Resulta paradójico sin duda el desprestigio del concepto de «sacrificio» en una sociedad que induce a sus ciudadanos a un permanente sacrificio contra los otros: que nos pide ininterrumpidamente que renunciemos al amor, a la amistad, al tiempo, a lo regular, a lo bonito, a lo aproximado, a los principios morales más comunes, a los valores vitales más hermosos, para obtener más poder o mas riqueza o para estar -simplemente- más cómodos. Este sacrificio es aplaudido, espoleado, requerido, admirado desde todos los púlpitos y aclamado desde todos los estadios. Hay otra posibilidad, sin embargo: la de renunciar a la comodidad para tratar de conquistar más amor, más amistad, más tiempo, una visión más exacta, una comunidad más decente, un mundo menos siniestro, una verdadera normalidad de «bastante» para todos y «suficiente» compartido. Eso es peligroso, lo sabemos, y los que se inclinan por esta opción suelen acabar en prisión o bajo una losa o, en el mejor de los casos, con la luz apagada y la voz ronca, pero la elección, me parece, es posible y es sólo, me parece, una cuestión de «buenos modales».

En los años cuarenta el turco Nazim Hikmet, uno de los más grandes poetas del siglo XX, cuya exquisita cortesía le llevó a pasar la mitad de su existencia en una cárcel, escribía en un poema:

«has de saber morir por los hombres

y además por hombres que quizás nunca viste

y además sin que nadie te obligue a hacerlo

y además sabiendo que la cosa más real y bella es vivir».

En estos momentos hay mucha gente en muchas partes del mundo, también en Iraq, dando su vida por los hombres y debemos respetarlos. A nosotros de momento no se nos pide tanto. Pero se nos pide al menos que aprendamos a inyectarnos y a colectivizar el dolor de todos esos hombres, mujeres y niños que no hemos visto y que nunca veremos, salvo en la deliciosa nada de la televisión; de todos esos también a los que nunca conoceremos, porque son nuestros descendientes -el más allá de los laicos-, y que esperan su turno para nacer en un mundo que, por primera vez en la historia, ya no está asegurado; se nos pide que hagamos algo, no por los iraquíes, de los que tenemos sobre todo que aprender, sino por nosotros mismos; se nos pide, en fin, que recuperemos los «buenos modales», la condición misma de toda política moderada, conservadora, realista, es decir, revolucionaria. Es decir, de toda política.

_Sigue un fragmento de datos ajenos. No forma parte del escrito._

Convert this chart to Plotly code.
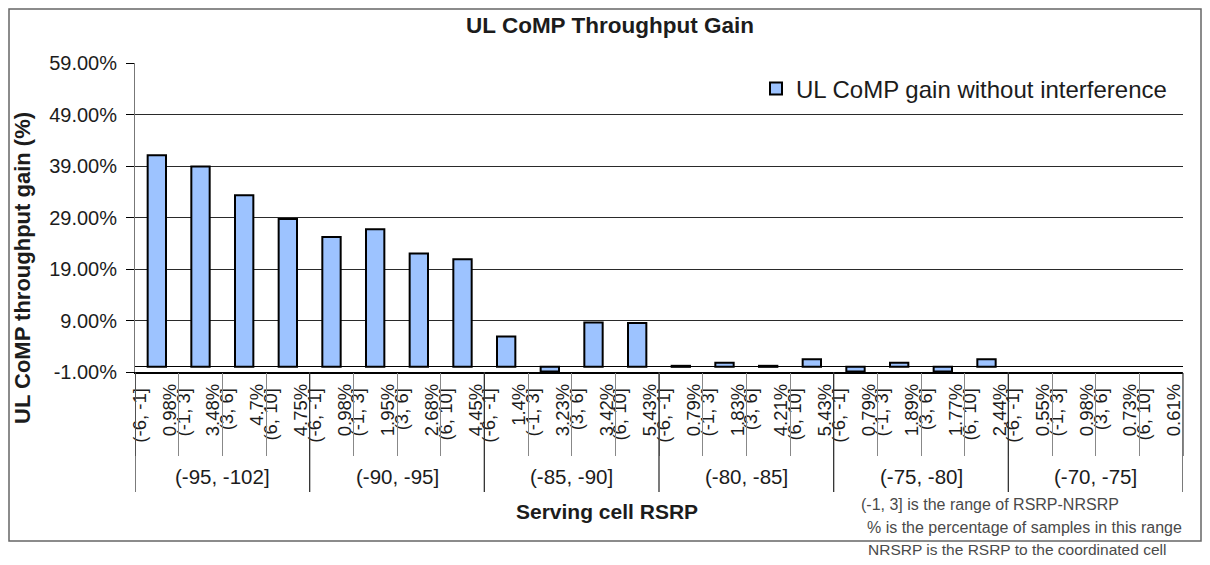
import plotly.graph_objects as go

# ---------------- data ----------------
groups = ["(-95, -102]", "(-90, -95]", "(-85, -90]", "(-80, -85]", "(-75, -80]", "(-70, -75]"]
sub_ranges = ["(-6, -1]", "(-1, 3]", "(3, 6]", "(6, 10]"]
sample_pct = [
    "0.98%", "3.48%", "4.7%", "4.75%",
    "0.98%", "1.95%", "2.68%", "4.45%",
    "1.4%", "3.23%", "3.42%", "5.43%",
    "0.79%", "1.83%", "4.21%", "5.43%",
    "0.79%", "1.89%", "1.77%", "2.44%",
    "0.55%", "0.98%", "0.73%", "0.61%",
]
gain = [
    41.1, 38.9, 33.3, 28.7,
    25.2, 26.7, 22.0, 20.9,
    5.9, -0.9, 8.6, 8.5,
    0.2, 0.8, 0.2, 1.5,
    -0.9, 0.8, -0.9, 1.5,
    None, None, None, None,
]
series_name = "UL CoMP gain without interference"
y_ticks = [-1, 9, 19, 29, 39, 49, 59]
y_tick_text = [f"{v:.2f}%" for v in y_ticks]

# ---------------- geometry helpers (layout only) ----------------
OFF = 8                      # page body margin
W, H = 1210 - 2 * OFF, 565 - 2 * OFF
# plot area in screen pixels: x 135..1183, y 63..372
SL, SR, ST, SB = 135, 1183, 63, 372
L, T = SL - OFF, ST - OFF
R, B = W - (SR - OFF), H - (SB - OFF)
PW, PH = SR - SL, SB - ST


def px(p):
    return (p - SL) / PW


def py(p):
    return (SB - p) / PH


n = len(gain)
idx = list(range(n))
sub_labels = [sub_ranges[i % len(sub_ranges)] for i in idx]
per_group = len(sub_ranges)
xr = [-0.5, n - 0.5]

FONT = "Liberation Sans, Arial, sans-serif"
TXT = "#1c1c1c"

fig = go.Figure()
fig.add_trace(go.Bar(
    x=idx, y=gain, name=series_name, width=0.42,
    marker=dict(color="#9DC3FF", line=dict(color="black", width=2)),
    showlegend=True,
))
# invisible helpers so overlay axes exist
fig.add_trace(go.Scatter(x=idx, y=gain, xaxis="x2", mode="markers",
                         marker=dict(opacity=0), showlegend=False, hoverinfo="skip"))
fig.add_trace(go.Scatter(x=idx, y=gain, xaxis="x3", mode="markers",
                         marker=dict(opacity=0), showlegend=False, hoverinfo="skip"))

shapes = []
for g in range(len(groups) + 1):
    xv = g * per_group - 0.5
    shapes.append(dict(type="line", xref="x", yref="paper", x0=xv, x1=xv,
                       y0=0, y1=py(492), line=dict(color="#333", width=1.3)))
shapes.append(dict(type="rect", xref="paper", yref="paper",
                   x0=px(9), x1=px(1201), y0=py(541), y1=py(9),
                   line=dict(color="#666", width=1.5)))

annotations = []
for g, name in enumerate(groups):
    annotations.append(dict(x=g * per_group + (per_group - 1) / 2, y=py(476),
                            xref="x", yref="paper", yanchor="middle", text=name,
                            showarrow=False, font=dict(family=FONT, size=20.5, color=TXT)))
annotations.append(dict(x=px(22), y=py(268), xref="paper", yref="paper",
                        xanchor="center", yanchor="middle",
                        text="<b>UL CoMP throughput gain (%)</b>", textangle=-90,
                        showarrow=False, font=dict(family=FONT, size=22, color=TXT)))
annotations.append(dict(x=px(607), y=py(511), xref="paper", yref="paper",
                        xanchor="center", yanchor="middle",
                        text="<b>Serving cell RSRP</b>", showarrow=False,
                        font=dict(family=FONT, size=21, color=TXT)))
notes = [("(-1, 3] is the range of RSRP-NRSRP", 859, 504, 16),
         ("% is the percentage of samples in this range", 865, 527, 16),
         ("NRSRP is the RSRP to the coordinated cell", 866, 549, 15.5)]
for t, xx, yy, fs in notes:
    annotations.append(dict(x=px(xx), y=py(yy), xref="paper", yref="paper",
                            xanchor="left", yanchor="middle", text=t, showarrow=False,
                            font=dict(family=FONT, size=fs, color="#4a4a4a")))

fig.update_layout(
    width=W, height=H,
    margin=dict(l=L, r=R, t=T, b=B, autoexpand=False),
    paper_bgcolor="white", plot_bgcolor="white",
    font=dict(family=FONT, color=TXT),
    title=dict(text="<b>UL CoMP Throughput Gain</b>", x=(610 - OFF) / W, xanchor="center",
               y=1 - (25 - OFF) / H, yanchor="middle",
               font=dict(family=FONT, size=22.5, color=TXT)),
    bargap=0.58,
    legend=dict(x=px(1172), y=py(89), xanchor="right", yanchor="middle",
                bgcolor="white", borderwidth=0, font=dict(family=FONT, size=24, color=TXT)),
    xaxis=dict(range=xr, tickmode="array", tickvals=idx, ticktext=sub_labels,
               tickangle=-90, ticks="", showgrid=False, zeroline=False,
               showline=True, linecolor="black", linewidth=1.5,
               ticklabelshift=-17, ticklabelstandoff=7,
               tickfont=dict(family=FONT, size=18.5, color=TXT), automargin=False),
    xaxis2=dict(range=xr, overlaying="x", anchor="y", side="bottom",
                tickmode="array", tickvals=idx, ticktext=sample_pct,
                tickangle=-90, ticks="", showgrid=False, zeroline=False, showline=False,
                ticklabelshift=13, ticklabelstandoff=7,
                tickfont=dict(family=FONT, size=18.5, color=TXT), automargin=False),
    xaxis3=dict(range=xr, overlaying="x", anchor="y", side="bottom",
                tickmode="array", tickvals=[i - 0.5 for i in range(n + 1)],
                showticklabels=False, ticks="outside", ticklen=83, tickcolor="#888",
                tickwidth=1, showgrid=False, zeroline=False, showline=False,
                automargin=False),
    yaxis=dict(range=[-1, 59], tickmode="array", tickvals=y_ticks, ticktext=y_tick_text,
               showgrid=True, gridcolor="#2a2a2a",
               gridwidth=1, zeroline=True, zerolinecolor="black", zerolinewidth=1.2,
               showline=True, linecolor="#777", linewidth=1,
               ticks="outside", ticklen=8, tickcolor="black",
               ticklabelstandoff=5,
               tickfont=dict(family=FONT, size=20, color=TXT), automargin=False),
    shapes=shapes,
    annotations=annotations,
)

fig.write_html("out.html")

Hace dos años, a mi regreso de un Iraq sometido ya al terror de las bombas, escribí que Bagdad tiene, no seis, sino seis mil millones de habitantes. Nosotros estamos allí; allí esta aquí; aquí no puede ser el olvido de este parentesco. Bagdad Rap es una modesta tentativa, entre el panfleto y la poesía, de borrar esas falsas fronteras detrás de las cuales nos sentimos -no seguimos sintiendo- irracionalmente protegidos.

NOTAS:

(1) www.nodo50.org/iraq/2004-2005/docs/ceosi-en-iraq_18-04-05-html

(2) www.nodo50.org./iraq/2004-2005/docs/ceosi-iraq_faluya_5-05-05.html y www.nodo50.org/iraq/2004-2005/docs/ceosi-iraq_faluya_10-05-05.html.